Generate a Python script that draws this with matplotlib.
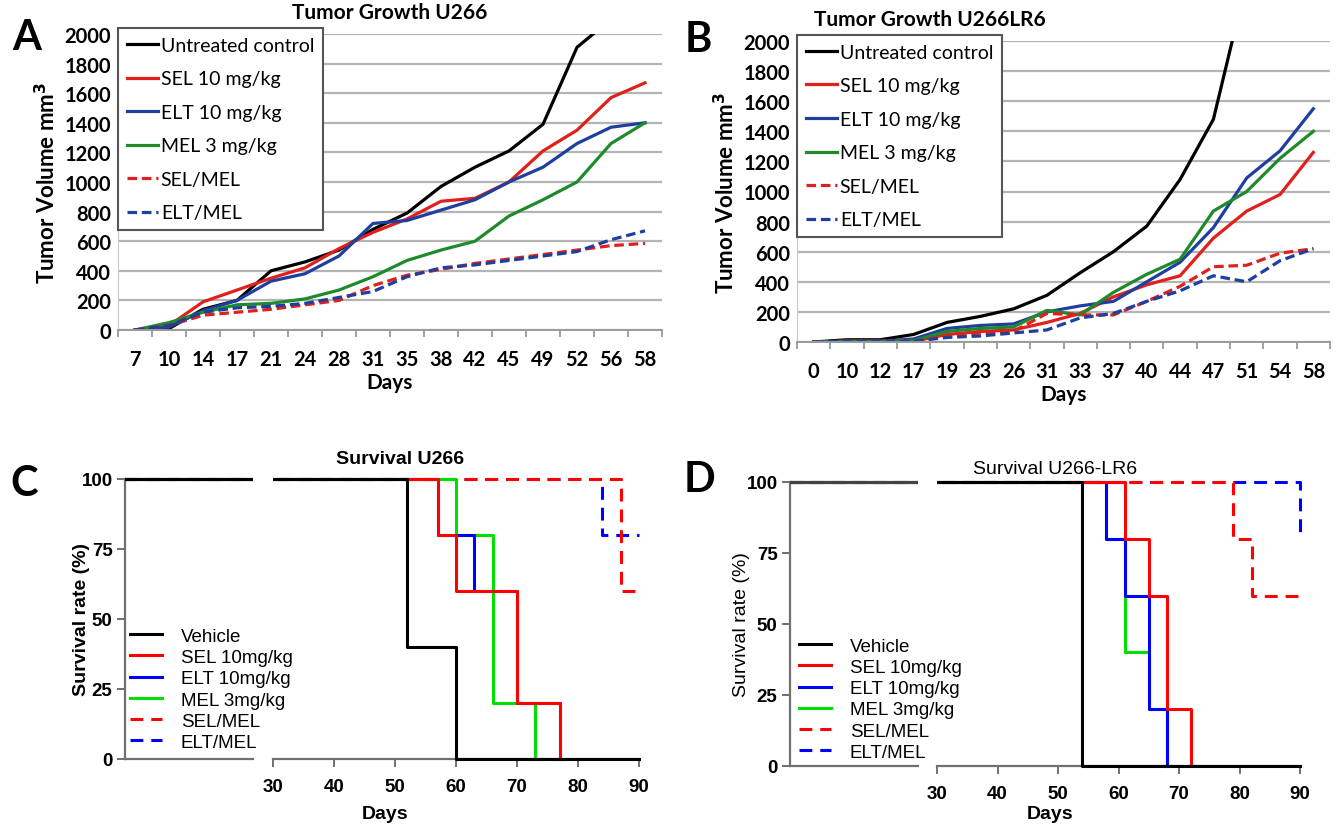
import numpy as np
import matplotlib
matplotlib.use("Agg")
import matplotlib.pyplot as plt
from matplotlib.lines import Line2D

# ---- tumor growth data ----
days_a = ['7', '10', '14', '17', '21', '24', '28', '31', '35', '38', '42', '45', '49', '52', '56', '58']
a_ctrl = [0, 10, 140, 200, 400, 460, 540, 680, 790, 970, 1100, 1210, 1390, 1910, 2100, 2400]
a_sel = [0, 30, 190, 270, 350, 420, 550, 660, 750, 870, 890, 1000, 1210, 1350, 1570, 1670]
a_elt = [0, 20, 130, 200, 330, 380, 500, 720, 740, 810, 880, 1000, 1100, 1260, 1370, 1400]
a_mel = [0, 50, 120, 170, 180, 210, 270, 360, 470, 540, 600, 770, 880, 1000, 1260, 1400]
a_selmel = [0, 30, 100, 120, 140, 170, 200, 300, 370, 410, 450, 480, 510, 540, 570, 585]
a_eltmel = [0, 30, 120, 150, 160, 180, 220, 260, 360, 420, 440, 470, 500, 530, 610, 670]

days_b = ['0', '10', '12', '17', '19', '23', '26', '31', '33', '37', '40', '44', '47', '51', '54', '58']
b_ctrl = [0, 15, 15, 50, 130, 170, 220, 310, 460, 600, 770, 1080, 1480, 2400, 2900, 3400]
b_sel = [0, 5, 5, 5, 50, 70, 80, 130, 190, 300, 380, 440, 690, 870, 980, 1260]
b_elt = [0, 5, 5, 20, 90, 110, 120, 200, 240, 270, 400, 530, 760, 1090, 1270, 1550]
b_mel = [0, 5, 5, 10, 70, 90, 100, 210, 180, 330, 450, 550, 870, 1000, 1220, 1400]
b_selmel = [0, 5, 5, 5, 40, 60, 70, 190, 180, 180, 270, 370, 500, 510, 590, 620]
b_eltmel = [0, 5, 5, 5, 30, 40, 60, 80, 160, 190, 270, 340, 440, 400, 540, 620]

growth_labels = ['Untreated control', 'SEL 10 mg/kg', 'ELT 10 mg/kg', 'MEL 3 mg/kg', 'SEL/MEL', 'ELT/MEL']

# ---- survival data (step curves: time, survival %) ----
c_veh_t, c_veh_s = [0, 52, 60, 90], [100, 40, 0, 0]
c_sel_t, c_sel_s = [0, 57, 60, 70, 77], [100, 80, 60, 20, 0]
c_elt_t, c_elt_s = [0, 57, 63, 70, 77], [100, 80, 60, 20, 0]
c_mel_t, c_mel_s = [0, 60, 66, 73], [100, 80, 20, 0]
c_selmel_t, c_selmel_s = [0, 87, 90], [100, 60, 60]
c_eltmel_t, c_eltmel_s = [0, 84, 90], [100, 80, 80]

d_veh_t, d_veh_s = [0, 54, 90], [100, 0, 0]
d_sel_t, d_sel_s = [0, 61, 65, 68, 72], [100, 80, 60, 20, 0]
d_elt_t, d_elt_s = [0, 58, 61, 65, 68], [100, 80, 60, 20, 0]
d_mel_t, d_mel_s = [0, 58, 61, 65, 68], [100, 80, 40, 20, 0]
d_selmel_t, d_selmel_s = [0, 79, 82, 90], [100, 80, 60, 60]
d_eltmel_t, d_eltmel_s = [0, 90], [100, 80]

surv_labels = ['Vehicle', 'SEL 10mg/kg', 'ELT 10mg/kg', 'MEL 3mg/kg', 'SEL/MEL', 'ELT/MEL']

W, H = 1340, 828
fig = plt.figure(figsize=(13.4, 8.28), dpi=100)


def fx(px):
    return px / W


def fy(py):
    return 1 - py / H


growth_styles = [
    dict(color='black', ls='-'),
    dict(color='#e0201c', ls='-'),
    dict(color='#1f3f9f', ls='-'),
    dict(color='#1e8a2a', ls='-'),
    dict(color='#e0201c', ls=(0, (3, 1.5))),
    dict(color='#1f3f9f', ls=(0, (3, 1.5))),
]


def growth_panel(rect, days, series, title, letter, letter_xy, title_xy):
    ax = fig.add_axes(rect)
    x = np.arange(len(days))
    for vals, st, lab in zip(series, growth_styles, growth_labels):
        ax.plot(x, vals, lw=2.3, label=lab, **st)
    ax.set_xlim(-0.5, len(days) - 0.5)
    ax.set_ylim(0, 2000)
    ax.set_yticks(np.arange(0, 2001, 200))
    ax.set_xticks(x)
    ax.set_xticklabels(days)
    ax.set_xticks(np.arange(-0.5, len(days), 1), minor=True)
    ax.grid(axis='y', color='#b4b4b4', lw=1.6)
    ax.set_axisbelow(True)
    for s in ['top', 'right']:
        ax.spines[s].set_visible(False)
    ax.spines['left'].set_color('#c8c8c8')
    ax.spines['bottom'].set_color('#9a9a9a')
    ax.spines['bottom'].set_linewidth(1.4)
    ax.tick_params(axis='x', which='major', length=0, pad=14, labelsize=14.5)
    ax.tick_params(axis='x', which='minor', length=5, color='#9a9a9a', width=1.3)
    ax.tick_params(axis='y', length=0, labelsize=14.5, pad=5)
    for t in ax.get_xticklabels() + ax.get_yticklabels():
        t.set_fontweight('bold')
        t.set_family('Lato')
    ax.set_xlabel('Days', fontsize=15, fontweight='bold', family='Lato', labelpad=2)
    ax.set_ylabel('Tumor Volume mm$^\\mathbf{3}$', fontsize=16, fontweight='bold', family='Lato', labelpad=4)
    leg = ax.legend(loc='upper left', bbox_to_anchor=(0.0, 1.02), frameon=True,
                    fancybox=False, edgecolor='#555555', framealpha=1, handlelength=1.6,
                    handletextpad=0.15, labelspacing=0.85, borderpad=0.45, borderaxespad=0,
                    prop=dict(family='Lato', size=14))
    leg.get_frame().set_linewidth(1.5)
    fig.text(fx(title_xy[0]), fy(title_xy[1]), title, ha='center', va='center', fontsize=15,
             fontweight='bold', family='Lato')
    fig.text(fx(letter_xy[0]), fy(letter_xy[1]), letter, ha='center', va='center', fontsize=30,
             fontweight='bold', family='Lato')
    return ax


growth_panel([fx(118), fy(331), fx(662 - 118), fy(35) - fy(331)], days_a,
             [a_ctrl, a_sel, a_elt, a_mel, a_selmel, a_eltmel],
             'Tumor Growth U266', 'A', (27, 38), (390, 13))
growth_panel([fx(797), fy(343), fx(1330 - 797), fy(42) - fy(343)], days_b,
             [b_ctrl, b_sel, b_elt, b_mel, b_selmel, b_eltmel],
             'Tumor Growth U266LR6', 'B', (698, 40), (930, 20))

surv_styles = [
    dict(color='black', ls='-'),
    dict(color='#ff0000', ls='-'),
    dict(color='#0000ff', ls='-'),
    dict(color='#00e000', ls='-'),
    dict(color='#ff0000', ls=(0, (4.2, 2.6))),
    dict(color='#0000ff', ls=(0, (4.2, 2.6))),
]
surv_z = [6, 5, 4, 3, 2, 1]


def survival_panel(y_axis_x, left_end, right_start, right_end, y100, y0, curves, title,
                   title_xy, title_bold, letter, letter_xy, leg_xy, days_xy, ylab_x, ylab_bold,
                   left_color):
    # y range padded a little so lines at 0 and 100 are not cut in half
    pad = 2.0
    xpad = 0.6
    span = (y0 - y100) * (100 + 2 * pad) / 100
    bottom_px = y0 + (y0 - y100) * pad / 100
    rect_h = fy(bottom_px - span) - fy(bottom_px)
    right_w = (right_end - right_start) * (60 + xpad) / 60
    axl = fig.add_axes([fx(y_axis_x), fy(bottom_px), fx(left_end - y_axis_x), rect_h])
    axr = fig.add_axes([fx(right_start), fy(bottom_px), fx(right_w), rect_h])
    handles = []
    for (t, s), st, lab, z in zip(curves, surv_styles, surv_labels, surv_z):
        for ax in (axl, axr):
            ax.step(t, s, where='post', lw=2.2, zorder=z, **st)
        handles.append(Line2D([], [], lw=2.2, **st))
    axl.lines[0].set_color(left_color)
    axl.set_xlim(0, 25)
    axr.set_xlim(30, 90 + xpad)
    for ax in (axl, axr):
        ax.set_ylim(-pad, 100 + pad)
        ax.patch.set_visible(False)
        for s in ['top', 'right']:
            ax.spines[s].set_visible(False)
        ax.spines['bottom'].set_position(('data', 0))
        ax.spines['bottom'].set_color('#707070')
        ax.spines['bottom'].set_linewidth(1.6)
        ax.spines['bottom'].set_zorder(0)
    axr.spines['bottom'].set_bounds(30, 90)
    axl.spines['left'].set_color('#707070')
    axl.spines['left'].set_linewidth(1.6)
    axl.spines['left'].set_bounds(0, 100)
    axl.set_xticks([])
    axl.set_yticks([0, 25, 50, 75, 100])
    axl.tick_params(axis='y', length=6, width=1.4, color='#707070', labelsize=13.5, pad=3)
    axr.spines['left'].set_visible(False)
    axr.set_yticks([])
    axr.set_xticks(np.arange(30, 91, 10))
    axr.tick_params(axis='x', length=6, width=1.4, color='#707070', labelsize=13.5, pad=8)
    for t in axl.get_yticklabels() + axr.get_xticklabels():
        t.set_fontweight('bold')
        t.set_family('Liberation Sans')
    axl.legend(handles, surv_labels, loc='lower left', bbox_to_anchor=(fx(leg_xy[0]), fy(leg_xy[1])),
               bbox_transform=fig.transFigure, frameon=False, handlelength=1.7,
               handletextpad=1.0, labelspacing=0.22, borderpad=0, borderaxespad=0,
               prop=dict(family='Liberation Sans', size=13.5))
    fig.text(fx(ylab_x), fy((y100 + y0) / 2), 'Survival rate (%)', rotation=90, ha='center',
             va='center', fontsize=14, family='Liberation Sans',
             fontweight='bold' if ylab_bold else 'normal')
    fig.text(fx(days_xy[0]), fy(days_xy[1]), 'Days', ha='center', va='center', fontsize=14,
             fontweight='bold', family='Liberation Sans')
    fig.text(fx(title_xy[0]), fy(title_xy[1]), title, ha='center', va='center', fontsize=14,
             fontweight='bold' if title_bold else 'normal', family='Liberation Sans')
    fig.text(fx(letter_xy[0]), fy(letter_xy[1]), letter, ha='center', va='center', fontsize=30,
             fontweight='bold', family='Lato')


survival_panel(125, 253, 273, 639, 480, 760,
               [(c_veh_t, c_veh_s), (c_sel_t, c_sel_s), (c_elt_t, c_elt_s), (c_mel_t, c_mel_s),
                (c_selmel_t, c_selmel_s), (c_eltmel_t, c_eltmel_s)],
               'Survival U266', (400, 460), True, 'C', (24, 484), (130, 752), (385, 815), 82, True,
               'black')
survival_panel(790, 918, 937, 1300, 483, 767,
               [(d_veh_t, d_veh_s), (d_sel_t, d_sel_s), (d_elt_t, d_elt_s), (d_mel_t, d_mel_s),
                (d_selmel_t, d_selmel_s), (d_eltmel_t, d_eltmel_s)],
               'Survival U266-LR6', (1055, 470), False, 'D', (700, 480), (799, 762), (1050, 815), 742, False,
               '#444444')

fig.savefig('out.png', dpi=100)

☆ ☆ ☆

*STATED GOAL*
From the top of the listing above, repeat each line exactly until you reach the line containing "from matplotlib.lines import Line2D", and repeat that one too. Leave the pictures out.

*ANSWER BELOW*
Generate a Python script that draws this with matplotlib.
import numpy as np
import matplotlib
matplotlib.use("Agg")
import matplotlib.pyplot as plt
from matplotlib.lines import Line2D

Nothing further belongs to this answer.